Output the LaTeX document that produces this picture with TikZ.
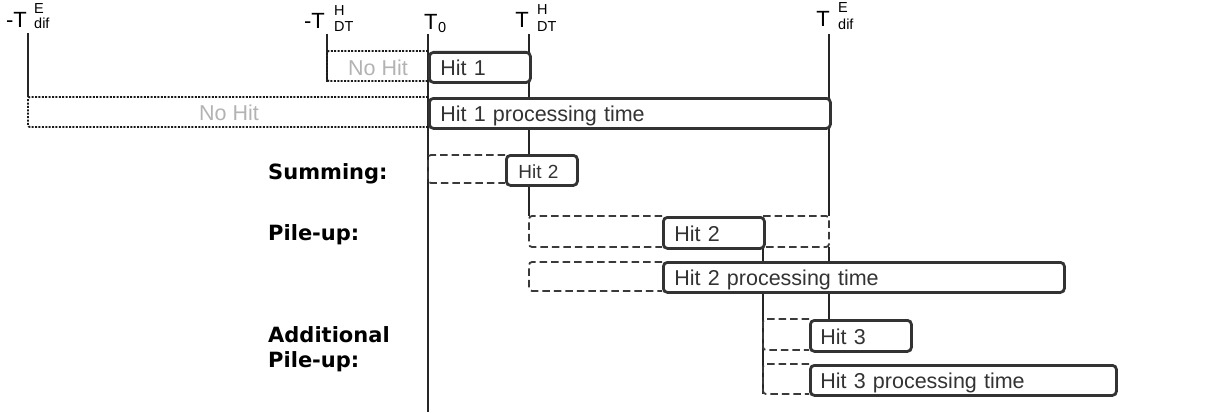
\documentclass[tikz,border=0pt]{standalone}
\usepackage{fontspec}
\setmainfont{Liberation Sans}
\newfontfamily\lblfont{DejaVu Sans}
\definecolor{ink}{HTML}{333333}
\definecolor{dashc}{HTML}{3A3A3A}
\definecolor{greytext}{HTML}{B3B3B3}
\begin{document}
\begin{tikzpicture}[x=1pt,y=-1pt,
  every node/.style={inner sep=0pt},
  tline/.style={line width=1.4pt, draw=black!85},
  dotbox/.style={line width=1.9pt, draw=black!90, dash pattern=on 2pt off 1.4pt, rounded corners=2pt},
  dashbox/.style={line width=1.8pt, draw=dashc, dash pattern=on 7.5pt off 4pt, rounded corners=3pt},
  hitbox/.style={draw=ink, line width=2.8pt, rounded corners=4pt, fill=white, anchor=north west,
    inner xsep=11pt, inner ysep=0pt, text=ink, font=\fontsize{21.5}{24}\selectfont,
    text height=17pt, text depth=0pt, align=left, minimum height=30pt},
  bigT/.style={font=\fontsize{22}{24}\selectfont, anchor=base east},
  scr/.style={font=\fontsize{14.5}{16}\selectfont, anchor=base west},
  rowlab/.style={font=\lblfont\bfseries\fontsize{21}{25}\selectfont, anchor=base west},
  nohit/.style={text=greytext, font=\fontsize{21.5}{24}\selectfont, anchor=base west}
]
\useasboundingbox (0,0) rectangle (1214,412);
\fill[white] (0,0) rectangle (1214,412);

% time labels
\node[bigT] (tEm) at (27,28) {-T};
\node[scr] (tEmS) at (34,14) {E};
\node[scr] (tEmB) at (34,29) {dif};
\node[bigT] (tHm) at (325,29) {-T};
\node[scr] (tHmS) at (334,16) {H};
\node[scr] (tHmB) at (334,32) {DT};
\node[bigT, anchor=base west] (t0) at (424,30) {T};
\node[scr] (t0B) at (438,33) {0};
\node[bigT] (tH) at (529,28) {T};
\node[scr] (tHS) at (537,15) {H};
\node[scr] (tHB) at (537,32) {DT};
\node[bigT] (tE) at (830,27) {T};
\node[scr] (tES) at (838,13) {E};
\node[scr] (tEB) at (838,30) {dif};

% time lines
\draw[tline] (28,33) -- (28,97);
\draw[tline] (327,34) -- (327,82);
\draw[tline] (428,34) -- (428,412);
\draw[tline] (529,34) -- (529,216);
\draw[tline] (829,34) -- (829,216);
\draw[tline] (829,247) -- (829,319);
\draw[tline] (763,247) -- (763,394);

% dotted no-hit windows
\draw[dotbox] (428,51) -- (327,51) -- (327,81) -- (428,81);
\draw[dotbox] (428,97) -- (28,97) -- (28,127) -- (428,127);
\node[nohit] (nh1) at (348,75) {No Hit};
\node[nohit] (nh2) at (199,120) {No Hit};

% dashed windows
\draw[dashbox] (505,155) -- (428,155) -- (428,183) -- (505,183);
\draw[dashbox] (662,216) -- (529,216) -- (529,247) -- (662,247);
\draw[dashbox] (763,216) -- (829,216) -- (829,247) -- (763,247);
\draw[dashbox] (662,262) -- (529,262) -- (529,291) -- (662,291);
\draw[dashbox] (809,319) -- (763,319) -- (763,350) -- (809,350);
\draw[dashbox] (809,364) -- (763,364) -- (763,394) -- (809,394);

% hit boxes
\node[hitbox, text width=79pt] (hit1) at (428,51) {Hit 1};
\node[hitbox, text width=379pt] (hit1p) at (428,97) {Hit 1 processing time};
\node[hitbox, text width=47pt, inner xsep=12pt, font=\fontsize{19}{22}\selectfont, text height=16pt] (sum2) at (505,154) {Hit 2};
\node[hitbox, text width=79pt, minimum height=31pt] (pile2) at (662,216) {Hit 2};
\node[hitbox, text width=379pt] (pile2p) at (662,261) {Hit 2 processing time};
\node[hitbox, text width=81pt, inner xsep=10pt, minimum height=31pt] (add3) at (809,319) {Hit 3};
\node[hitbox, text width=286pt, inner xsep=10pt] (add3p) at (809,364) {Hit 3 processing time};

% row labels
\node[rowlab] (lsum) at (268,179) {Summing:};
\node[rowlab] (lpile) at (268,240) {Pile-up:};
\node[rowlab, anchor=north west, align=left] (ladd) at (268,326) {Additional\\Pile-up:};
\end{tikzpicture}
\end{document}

▬▬▬▬▬▬▬▬▬▬

## [Stated goal]
Reproduce the full listing faithfully, but do not carry over any pictures.

## [Task solution]
Output the LaTeX document that produces this picture with TikZ.
\documentclass[tikz,border=0pt]{standalone}
\usepackage{fontspec}
\setmainfont{Liberation Sans}
\newfontfamily\lblfont{DejaVu Sans}
\definecolor{ink}{HTML}{333333}
\definecolor{dashc}{HTML}{3A3A3A}
\definecolor{greytext}{HTML}{B3B3B3}
\begin{document}
\begin{tikzpicture}[x=1pt,y=-1pt,
  every node/.style={inner sep=0pt},
  tline/.style={line width=1.4pt, draw=black!85},
  dotbox/.style={line width=1.9pt, draw=black!90, dash pattern=on 2pt off 1.4pt, rounded corners=2pt},
  dashbox/.style={line width=1.8pt, draw=dashc, dash pattern=on 7.5pt off 4pt, rounded corners=3pt},
  hitbox/.style={draw=ink, line width=2.8pt, rounded corners=4pt, fill=white, anchor=north west,
    inner xsep=11pt, inner ysep=0pt, text=ink, font=\fontsize{21.5}{24}\selectfont,
    text height=17pt, text depth=0pt, align=left, minimum height=30pt},
  bigT/.style={font=\fontsize{22}{24}\selectfont, anchor=base east},
  scr/.style={font=\fontsize{14.5}{16}\selectfont, anchor=base west},
  rowlab/.style={font=\lblfont\bfseries\fontsize{21}{25}\selectfont, anchor=base west},
  nohit/.style={text=greytext, font=\fontsize{21.5}{24}\selectfont, anchor=base west}
]
\useasboundingbox (0,0) rectangle (1214,412);
\fill[white] (0,0) rectangle (1214,412);

% time labels
\node[bigT] (tEm) at (27,28) {-T};
\node[scr] (tEmS) at (34,14) {E};
\node[scr] (tEmB) at (34,29) {dif};
\node[bigT] (tHm) at (325,29) {-T};
\node[scr] (tHmS) at (334,16) {H};
\node[scr] (tHmB) at (334,32) {DT};
\node[bigT, anchor=base west] (t0) at (424,30) {T};
\node[scr] (t0B) at (438,33) {0};
\node[bigT] (tH) at (529,28) {T};
\node[scr] (tHS) at (537,15) {H};
\node[scr] (tHB) at (537,32) {DT};
\node[bigT] (tE) at (830,27) {T};
\node[scr] (tES) at (838,13) {E};
\node[scr] (tEB) at (838,30) {dif};

% time lines
\draw[tline] (28,33) -- (28,97);
\draw[tline] (327,34) -- (327,82);
\draw[tline] (428,34) -- (428,412);
\draw[tline] (529,34) -- (529,216);
\draw[tline] (829,34) -- (829,216);
\draw[tline] (829,247) -- (829,319);
\draw[tline] (763,247) -- (763,394);

% dotted no-hit windows
\draw[dotbox] (428,51) -- (327,51) -- (327,81) -- (428,81);
\draw[dotbox] (428,97) -- (28,97) -- (28,127) -- (428,127);
\node[nohit] (nh1) at (348,75) {No Hit};
\node[nohit] (nh2) at (199,120) {No Hit};

% dashed windows
\draw[dashbox] (505,155) -- (428,155) -- (428,183) -- (505,183);
\draw[dashbox] (662,216) -- (529,216) -- (529,247) -- (662,247);
\draw[dashbox] (763,216) -- (829,216) -- (829,247) -- (763,247);
\draw[dashbox] (662,262) -- (529,262) -- (529,291) -- (662,291);
\draw[dashbox] (809,319) -- (763,319) -- (763,350) -- (809,350);
\draw[dashbox] (809,364) -- (763,364) -- (763,394) -- (809,394);

% hit boxes
\node[hitbox, text width=79pt] (hit1) at (428,51) {Hit 1};
\node[hitbox, text width=379pt] (hit1p) at (428,97) {Hit 1 processing time};
\node[hitbox, text width=47pt, inner xsep=12pt, font=\fontsize{19}{22}\selectfont, text height=16pt] (sum2) at (505,154) {Hit 2};
\node[hitbox, text width=79pt, minimum height=31pt] (pile2) at (662,216) {Hit 2};
\node[hitbox, text width=379pt] (pile2p) at (662,261) {Hit 2 processing time};
\node[hitbox, text width=81pt, inner xsep=10pt, minimum height=31pt] (add3) at (809,319) {Hit 3};
\node[hitbox, text width=286pt, inner xsep=10pt] (add3p) at (809,364) {Hit 3 processing time};

% row labels
\node[rowlab] (lsum) at (268,179) {Summing:};
\node[rowlab] (lpile) at (268,240) {Pile-up:};
\node[rowlab, anchor=north west, align=left] (ladd) at (268,326) {Additional\\Pile-up:};
\end{tikzpicture}
\end{document}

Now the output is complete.